Your instructions:
Extract all lines from the data beneath that include the word "page".

[Charts and diagrams as code]
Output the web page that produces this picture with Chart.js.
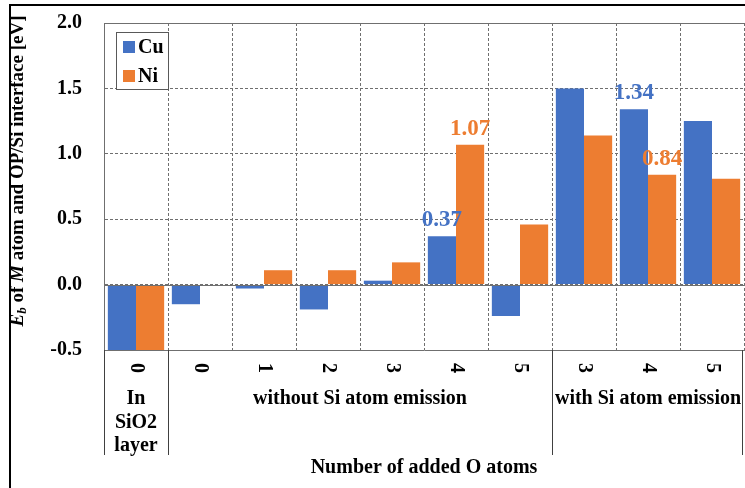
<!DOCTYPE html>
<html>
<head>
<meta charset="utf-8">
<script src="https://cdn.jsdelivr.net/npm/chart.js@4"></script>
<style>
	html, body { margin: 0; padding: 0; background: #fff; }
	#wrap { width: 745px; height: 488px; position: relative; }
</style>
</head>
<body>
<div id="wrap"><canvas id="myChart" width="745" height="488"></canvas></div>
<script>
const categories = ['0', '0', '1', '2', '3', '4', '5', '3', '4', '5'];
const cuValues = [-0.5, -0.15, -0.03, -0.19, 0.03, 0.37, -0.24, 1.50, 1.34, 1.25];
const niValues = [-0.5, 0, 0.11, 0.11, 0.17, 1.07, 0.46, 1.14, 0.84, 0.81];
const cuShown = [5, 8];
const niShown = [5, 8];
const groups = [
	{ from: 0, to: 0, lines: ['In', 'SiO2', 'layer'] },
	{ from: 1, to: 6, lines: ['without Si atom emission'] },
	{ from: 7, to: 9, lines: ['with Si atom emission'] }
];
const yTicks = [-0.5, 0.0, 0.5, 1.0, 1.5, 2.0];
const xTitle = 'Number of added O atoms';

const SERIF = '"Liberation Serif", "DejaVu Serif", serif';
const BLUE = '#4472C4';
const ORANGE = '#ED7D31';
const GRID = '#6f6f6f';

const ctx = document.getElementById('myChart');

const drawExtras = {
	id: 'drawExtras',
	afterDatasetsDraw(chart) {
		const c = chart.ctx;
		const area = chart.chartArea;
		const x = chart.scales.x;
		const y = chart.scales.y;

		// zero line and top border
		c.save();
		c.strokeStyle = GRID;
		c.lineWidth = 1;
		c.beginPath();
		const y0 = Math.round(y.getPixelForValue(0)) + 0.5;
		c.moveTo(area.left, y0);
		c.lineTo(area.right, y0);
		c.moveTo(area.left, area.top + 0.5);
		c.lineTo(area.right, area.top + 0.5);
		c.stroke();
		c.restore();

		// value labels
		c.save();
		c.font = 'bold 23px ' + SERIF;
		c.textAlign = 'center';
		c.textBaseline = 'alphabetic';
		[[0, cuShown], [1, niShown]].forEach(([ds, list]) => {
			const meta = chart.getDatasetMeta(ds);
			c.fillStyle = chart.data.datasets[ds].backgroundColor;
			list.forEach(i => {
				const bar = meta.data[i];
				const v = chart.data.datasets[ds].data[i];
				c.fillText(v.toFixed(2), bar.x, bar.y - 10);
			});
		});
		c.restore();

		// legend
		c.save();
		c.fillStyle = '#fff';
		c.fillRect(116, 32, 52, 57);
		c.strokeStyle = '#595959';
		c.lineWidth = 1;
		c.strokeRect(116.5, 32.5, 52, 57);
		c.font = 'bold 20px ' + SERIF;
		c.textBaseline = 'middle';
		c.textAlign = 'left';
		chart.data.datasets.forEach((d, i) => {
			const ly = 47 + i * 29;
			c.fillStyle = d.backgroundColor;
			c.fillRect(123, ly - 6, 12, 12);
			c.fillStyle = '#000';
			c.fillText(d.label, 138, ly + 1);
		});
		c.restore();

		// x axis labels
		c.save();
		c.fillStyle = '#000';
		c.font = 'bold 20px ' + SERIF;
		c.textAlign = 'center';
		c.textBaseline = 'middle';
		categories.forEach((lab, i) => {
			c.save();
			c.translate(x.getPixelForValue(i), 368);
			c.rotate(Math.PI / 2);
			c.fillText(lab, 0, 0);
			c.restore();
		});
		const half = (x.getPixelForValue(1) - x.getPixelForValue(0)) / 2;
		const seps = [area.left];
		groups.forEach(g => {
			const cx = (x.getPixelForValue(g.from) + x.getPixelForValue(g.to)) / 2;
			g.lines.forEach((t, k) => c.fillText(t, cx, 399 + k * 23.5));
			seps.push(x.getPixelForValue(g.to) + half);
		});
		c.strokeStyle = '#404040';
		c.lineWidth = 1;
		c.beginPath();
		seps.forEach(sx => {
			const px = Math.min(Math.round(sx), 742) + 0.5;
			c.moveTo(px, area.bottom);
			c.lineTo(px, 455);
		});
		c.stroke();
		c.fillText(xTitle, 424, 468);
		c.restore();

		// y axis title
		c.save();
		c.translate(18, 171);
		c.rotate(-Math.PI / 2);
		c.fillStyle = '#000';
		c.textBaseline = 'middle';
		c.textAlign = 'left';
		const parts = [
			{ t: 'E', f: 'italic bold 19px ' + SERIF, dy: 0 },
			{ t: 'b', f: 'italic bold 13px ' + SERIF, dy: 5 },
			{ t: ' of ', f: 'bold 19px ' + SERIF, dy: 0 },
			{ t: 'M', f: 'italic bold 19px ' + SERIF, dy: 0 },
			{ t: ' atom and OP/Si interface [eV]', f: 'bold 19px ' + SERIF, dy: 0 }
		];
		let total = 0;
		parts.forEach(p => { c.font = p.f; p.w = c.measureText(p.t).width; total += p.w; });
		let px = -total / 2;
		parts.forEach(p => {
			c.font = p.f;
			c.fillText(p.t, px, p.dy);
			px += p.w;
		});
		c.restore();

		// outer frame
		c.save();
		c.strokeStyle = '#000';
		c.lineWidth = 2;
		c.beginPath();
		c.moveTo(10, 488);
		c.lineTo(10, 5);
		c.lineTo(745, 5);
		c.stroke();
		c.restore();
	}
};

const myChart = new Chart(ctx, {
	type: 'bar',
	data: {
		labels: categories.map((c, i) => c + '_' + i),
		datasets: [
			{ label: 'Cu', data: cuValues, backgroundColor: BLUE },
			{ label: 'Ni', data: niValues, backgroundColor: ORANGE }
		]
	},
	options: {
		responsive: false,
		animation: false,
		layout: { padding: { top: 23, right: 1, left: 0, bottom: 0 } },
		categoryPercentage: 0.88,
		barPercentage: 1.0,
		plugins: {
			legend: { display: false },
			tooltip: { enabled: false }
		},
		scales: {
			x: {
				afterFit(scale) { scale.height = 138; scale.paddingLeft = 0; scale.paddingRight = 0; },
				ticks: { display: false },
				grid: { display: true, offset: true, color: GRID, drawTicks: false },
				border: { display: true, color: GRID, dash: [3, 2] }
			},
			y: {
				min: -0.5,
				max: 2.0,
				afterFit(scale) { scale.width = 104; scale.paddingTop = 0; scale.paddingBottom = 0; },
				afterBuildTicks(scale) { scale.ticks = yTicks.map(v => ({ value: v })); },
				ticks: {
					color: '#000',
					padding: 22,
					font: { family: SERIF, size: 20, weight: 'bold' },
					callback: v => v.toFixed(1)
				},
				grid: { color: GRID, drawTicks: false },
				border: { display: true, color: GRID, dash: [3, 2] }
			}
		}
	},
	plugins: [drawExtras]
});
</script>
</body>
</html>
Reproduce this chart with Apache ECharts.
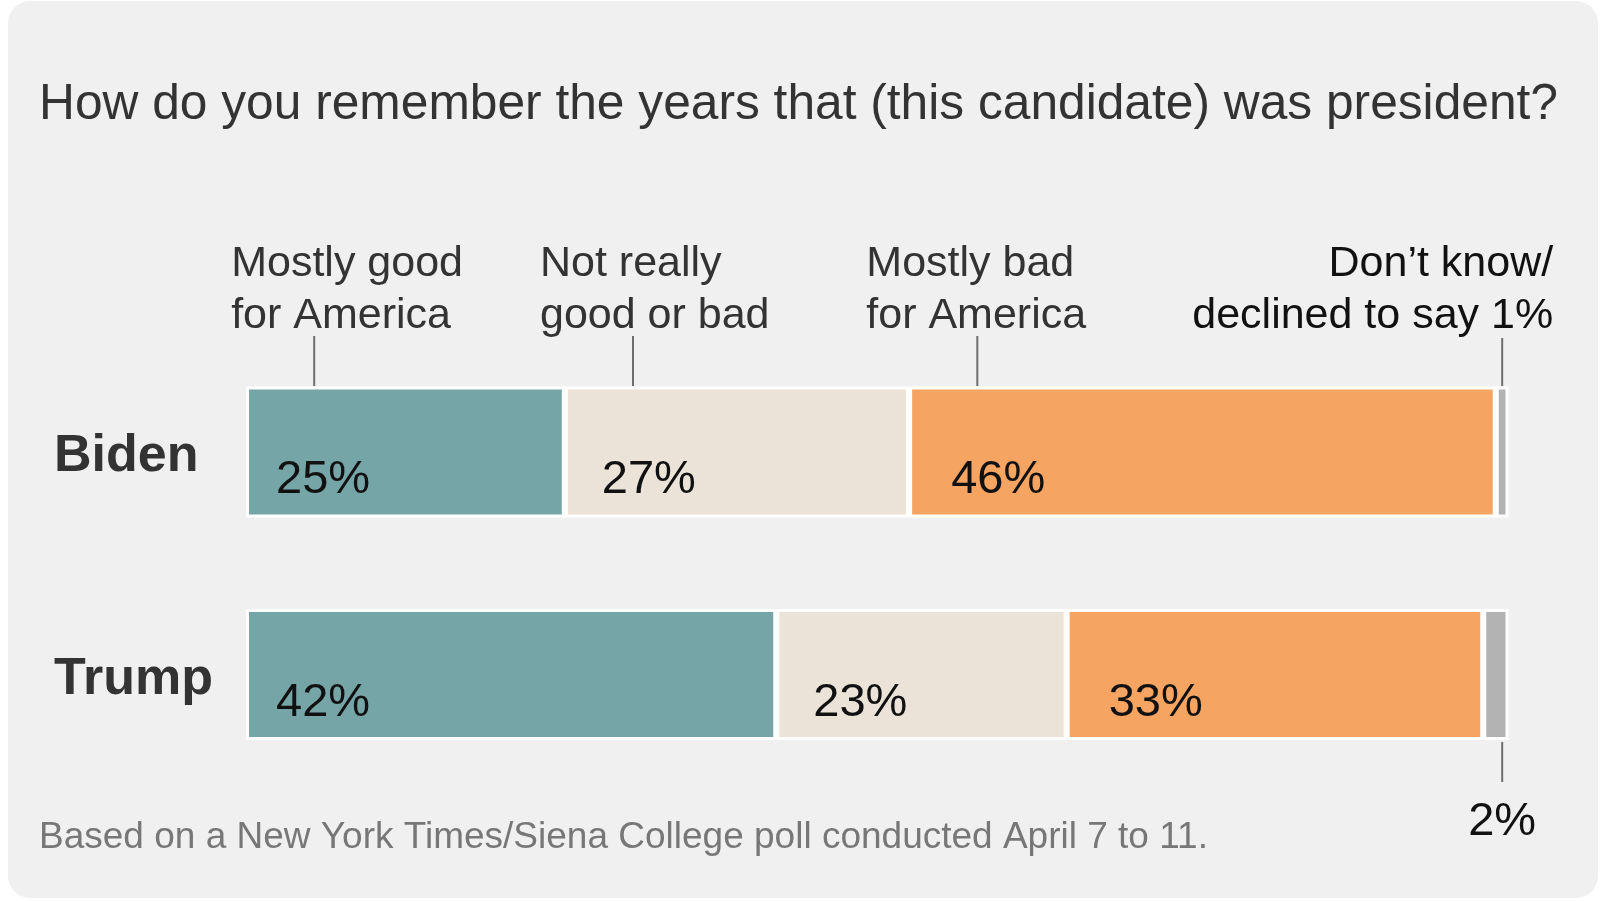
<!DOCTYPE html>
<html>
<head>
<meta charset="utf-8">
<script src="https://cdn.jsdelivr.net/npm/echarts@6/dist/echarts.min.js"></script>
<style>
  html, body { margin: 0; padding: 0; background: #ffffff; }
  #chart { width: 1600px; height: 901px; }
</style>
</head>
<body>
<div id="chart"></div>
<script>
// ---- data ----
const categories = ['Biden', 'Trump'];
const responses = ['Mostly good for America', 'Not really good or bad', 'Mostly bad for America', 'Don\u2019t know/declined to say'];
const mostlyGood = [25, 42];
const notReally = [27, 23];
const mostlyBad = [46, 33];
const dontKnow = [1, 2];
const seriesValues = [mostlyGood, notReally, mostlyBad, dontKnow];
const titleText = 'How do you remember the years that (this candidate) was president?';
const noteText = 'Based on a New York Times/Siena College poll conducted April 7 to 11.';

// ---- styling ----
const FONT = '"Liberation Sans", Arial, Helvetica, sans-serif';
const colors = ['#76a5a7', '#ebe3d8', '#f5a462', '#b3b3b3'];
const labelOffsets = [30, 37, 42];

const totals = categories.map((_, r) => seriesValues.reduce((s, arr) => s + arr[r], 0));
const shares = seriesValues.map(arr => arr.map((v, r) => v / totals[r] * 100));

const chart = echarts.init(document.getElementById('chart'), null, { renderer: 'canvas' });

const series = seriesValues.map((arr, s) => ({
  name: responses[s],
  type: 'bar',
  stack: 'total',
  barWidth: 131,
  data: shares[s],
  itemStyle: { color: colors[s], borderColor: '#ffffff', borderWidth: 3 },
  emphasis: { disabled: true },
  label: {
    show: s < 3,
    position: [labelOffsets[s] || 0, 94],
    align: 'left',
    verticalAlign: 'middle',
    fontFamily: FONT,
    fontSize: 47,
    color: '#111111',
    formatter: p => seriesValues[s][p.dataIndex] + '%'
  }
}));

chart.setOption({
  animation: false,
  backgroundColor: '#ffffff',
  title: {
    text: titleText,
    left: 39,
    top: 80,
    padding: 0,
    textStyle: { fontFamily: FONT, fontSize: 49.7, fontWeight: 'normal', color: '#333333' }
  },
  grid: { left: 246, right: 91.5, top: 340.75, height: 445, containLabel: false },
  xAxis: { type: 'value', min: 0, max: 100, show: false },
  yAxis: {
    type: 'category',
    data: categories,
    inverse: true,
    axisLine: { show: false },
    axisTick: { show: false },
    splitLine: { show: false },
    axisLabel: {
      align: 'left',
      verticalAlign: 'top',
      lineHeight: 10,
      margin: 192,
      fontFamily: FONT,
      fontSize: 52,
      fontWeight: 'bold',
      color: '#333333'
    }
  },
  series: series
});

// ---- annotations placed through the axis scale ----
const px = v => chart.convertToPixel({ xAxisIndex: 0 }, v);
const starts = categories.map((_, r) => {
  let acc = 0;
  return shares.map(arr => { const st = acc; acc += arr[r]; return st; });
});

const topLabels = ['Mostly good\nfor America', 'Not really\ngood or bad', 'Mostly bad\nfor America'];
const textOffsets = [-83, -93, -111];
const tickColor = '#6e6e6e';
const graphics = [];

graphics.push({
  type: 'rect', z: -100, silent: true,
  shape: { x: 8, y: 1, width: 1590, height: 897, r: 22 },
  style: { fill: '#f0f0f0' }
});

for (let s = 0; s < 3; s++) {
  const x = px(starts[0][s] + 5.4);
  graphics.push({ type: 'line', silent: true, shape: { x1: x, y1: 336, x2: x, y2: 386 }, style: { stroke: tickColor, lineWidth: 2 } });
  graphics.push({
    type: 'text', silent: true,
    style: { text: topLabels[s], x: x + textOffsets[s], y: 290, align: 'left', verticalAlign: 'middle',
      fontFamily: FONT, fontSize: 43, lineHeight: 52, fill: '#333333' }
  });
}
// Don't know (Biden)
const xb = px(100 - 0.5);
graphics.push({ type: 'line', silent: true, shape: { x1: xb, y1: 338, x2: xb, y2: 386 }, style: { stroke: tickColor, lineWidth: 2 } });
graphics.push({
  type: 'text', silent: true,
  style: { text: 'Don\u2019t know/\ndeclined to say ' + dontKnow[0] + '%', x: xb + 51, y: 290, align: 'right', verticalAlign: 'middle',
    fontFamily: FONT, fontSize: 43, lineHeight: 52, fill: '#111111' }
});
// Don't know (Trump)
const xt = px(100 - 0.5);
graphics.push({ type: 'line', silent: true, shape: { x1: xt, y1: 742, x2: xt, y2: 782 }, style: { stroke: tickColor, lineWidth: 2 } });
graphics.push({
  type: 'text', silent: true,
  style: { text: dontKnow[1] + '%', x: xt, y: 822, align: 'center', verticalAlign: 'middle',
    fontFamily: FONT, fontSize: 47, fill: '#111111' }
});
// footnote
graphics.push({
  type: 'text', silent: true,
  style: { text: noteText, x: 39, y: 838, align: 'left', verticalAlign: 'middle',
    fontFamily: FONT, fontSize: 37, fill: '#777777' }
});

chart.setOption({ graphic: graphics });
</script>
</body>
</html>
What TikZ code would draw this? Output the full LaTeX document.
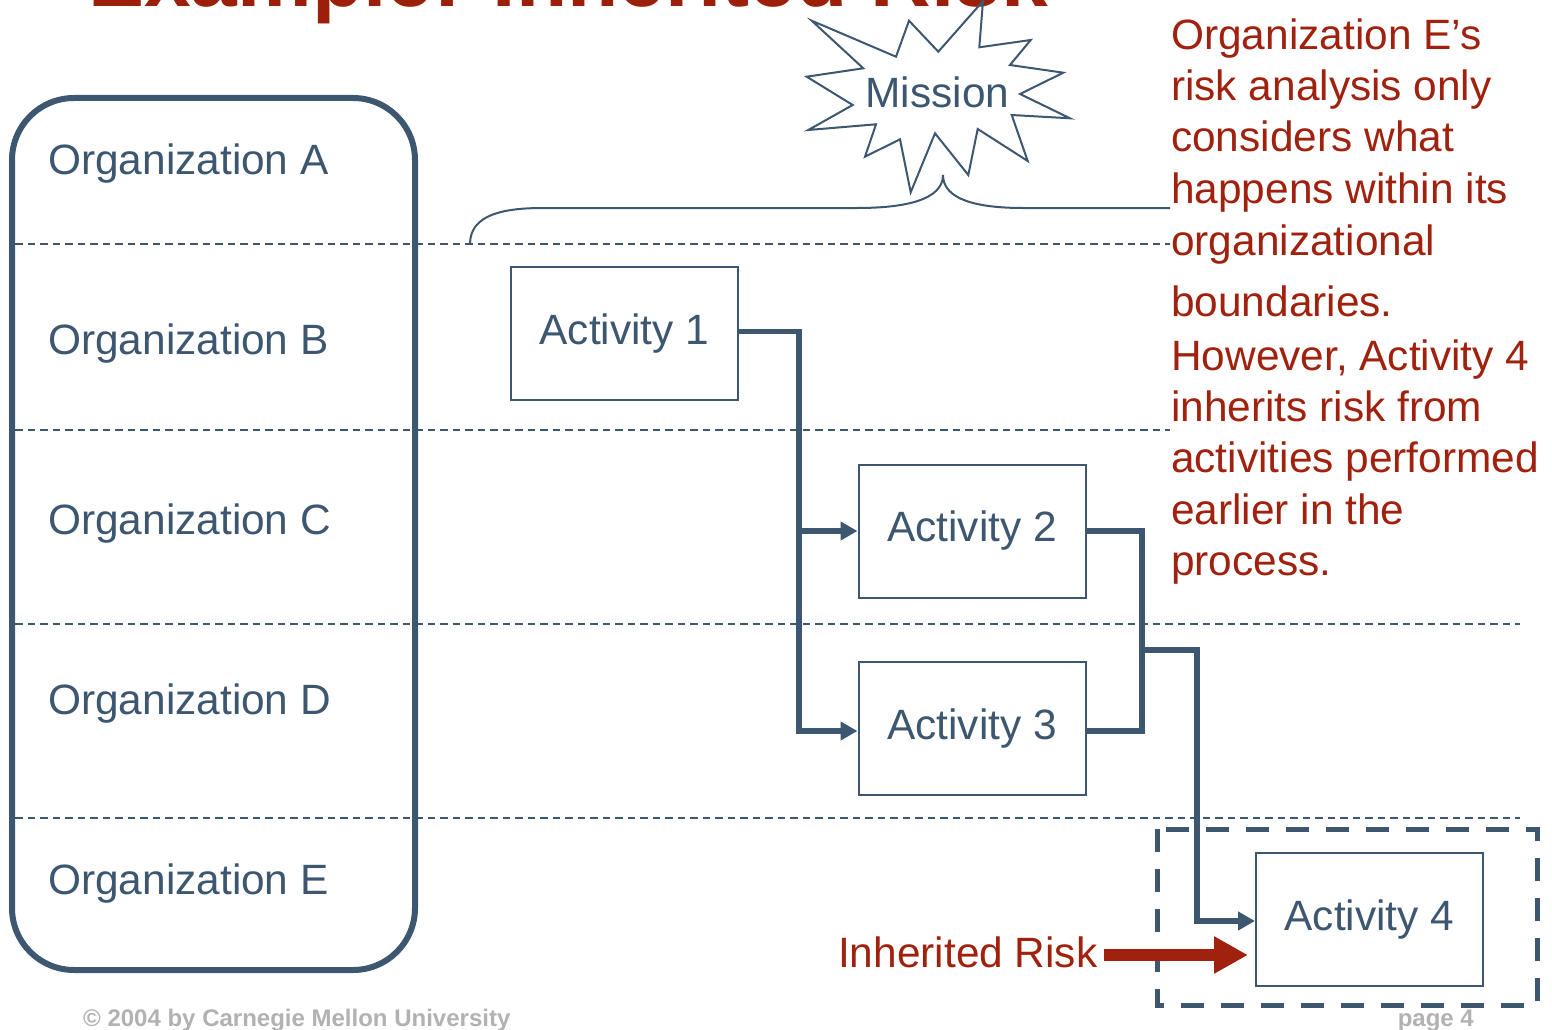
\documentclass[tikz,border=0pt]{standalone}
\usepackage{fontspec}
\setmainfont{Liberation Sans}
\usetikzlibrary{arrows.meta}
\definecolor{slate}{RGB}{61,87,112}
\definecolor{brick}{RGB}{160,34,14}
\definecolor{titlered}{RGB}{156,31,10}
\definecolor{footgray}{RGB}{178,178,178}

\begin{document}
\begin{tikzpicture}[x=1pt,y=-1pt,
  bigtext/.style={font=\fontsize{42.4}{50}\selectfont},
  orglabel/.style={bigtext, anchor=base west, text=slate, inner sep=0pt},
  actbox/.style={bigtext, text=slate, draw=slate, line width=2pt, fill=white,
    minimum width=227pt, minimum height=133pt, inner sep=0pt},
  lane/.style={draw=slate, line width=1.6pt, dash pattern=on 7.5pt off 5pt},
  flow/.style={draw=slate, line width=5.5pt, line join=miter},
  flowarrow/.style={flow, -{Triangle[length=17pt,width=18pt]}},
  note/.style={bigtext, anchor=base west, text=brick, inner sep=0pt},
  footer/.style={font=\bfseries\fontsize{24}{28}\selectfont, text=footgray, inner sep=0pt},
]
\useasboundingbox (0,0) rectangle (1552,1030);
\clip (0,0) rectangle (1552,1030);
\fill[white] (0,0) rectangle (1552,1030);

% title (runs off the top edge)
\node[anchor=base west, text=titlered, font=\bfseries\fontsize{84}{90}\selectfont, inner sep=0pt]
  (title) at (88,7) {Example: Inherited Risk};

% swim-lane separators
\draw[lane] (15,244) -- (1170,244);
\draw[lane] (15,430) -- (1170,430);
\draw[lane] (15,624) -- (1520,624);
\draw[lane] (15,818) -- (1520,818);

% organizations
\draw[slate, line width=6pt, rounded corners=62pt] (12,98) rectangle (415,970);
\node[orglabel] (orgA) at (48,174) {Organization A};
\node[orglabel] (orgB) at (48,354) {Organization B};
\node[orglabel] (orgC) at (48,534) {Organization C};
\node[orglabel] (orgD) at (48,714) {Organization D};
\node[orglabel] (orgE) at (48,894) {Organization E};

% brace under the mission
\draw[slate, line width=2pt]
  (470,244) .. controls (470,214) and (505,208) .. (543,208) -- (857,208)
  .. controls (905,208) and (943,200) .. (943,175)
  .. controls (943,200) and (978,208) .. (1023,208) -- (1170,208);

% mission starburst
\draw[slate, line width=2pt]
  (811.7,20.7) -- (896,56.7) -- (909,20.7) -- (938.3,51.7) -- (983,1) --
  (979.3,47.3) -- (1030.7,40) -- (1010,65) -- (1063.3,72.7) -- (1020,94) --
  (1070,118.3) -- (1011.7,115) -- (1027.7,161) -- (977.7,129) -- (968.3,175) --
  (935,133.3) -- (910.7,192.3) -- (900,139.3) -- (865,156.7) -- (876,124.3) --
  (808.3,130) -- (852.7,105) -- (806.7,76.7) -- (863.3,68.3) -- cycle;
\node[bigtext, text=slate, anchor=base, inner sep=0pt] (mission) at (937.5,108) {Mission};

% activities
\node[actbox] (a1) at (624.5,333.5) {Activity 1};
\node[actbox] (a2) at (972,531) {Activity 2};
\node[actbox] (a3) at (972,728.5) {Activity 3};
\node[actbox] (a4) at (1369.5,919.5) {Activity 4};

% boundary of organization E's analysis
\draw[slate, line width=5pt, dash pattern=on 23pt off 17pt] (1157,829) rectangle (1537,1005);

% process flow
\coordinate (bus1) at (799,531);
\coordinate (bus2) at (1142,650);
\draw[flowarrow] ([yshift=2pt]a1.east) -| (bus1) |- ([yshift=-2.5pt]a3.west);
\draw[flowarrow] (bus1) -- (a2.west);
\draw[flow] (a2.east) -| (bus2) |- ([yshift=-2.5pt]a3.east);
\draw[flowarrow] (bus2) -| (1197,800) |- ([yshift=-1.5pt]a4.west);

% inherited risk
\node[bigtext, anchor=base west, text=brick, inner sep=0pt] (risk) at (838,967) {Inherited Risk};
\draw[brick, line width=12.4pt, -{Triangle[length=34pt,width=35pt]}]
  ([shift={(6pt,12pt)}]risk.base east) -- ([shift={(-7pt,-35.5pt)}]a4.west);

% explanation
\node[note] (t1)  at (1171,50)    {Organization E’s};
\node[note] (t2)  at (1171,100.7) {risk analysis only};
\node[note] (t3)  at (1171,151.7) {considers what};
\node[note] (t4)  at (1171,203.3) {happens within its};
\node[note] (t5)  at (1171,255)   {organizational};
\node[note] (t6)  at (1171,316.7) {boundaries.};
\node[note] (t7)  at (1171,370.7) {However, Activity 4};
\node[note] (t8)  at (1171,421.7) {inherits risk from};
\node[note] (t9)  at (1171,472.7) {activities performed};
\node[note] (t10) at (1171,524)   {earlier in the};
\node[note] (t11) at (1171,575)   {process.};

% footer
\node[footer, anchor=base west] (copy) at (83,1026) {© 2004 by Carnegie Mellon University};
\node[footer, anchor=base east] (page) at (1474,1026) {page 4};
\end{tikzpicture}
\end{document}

Answer to the problem:
Output the web page that produces this picture with Chart.js.
\node[footer, anchor=base east] (page) at (1474,1026) {page 4};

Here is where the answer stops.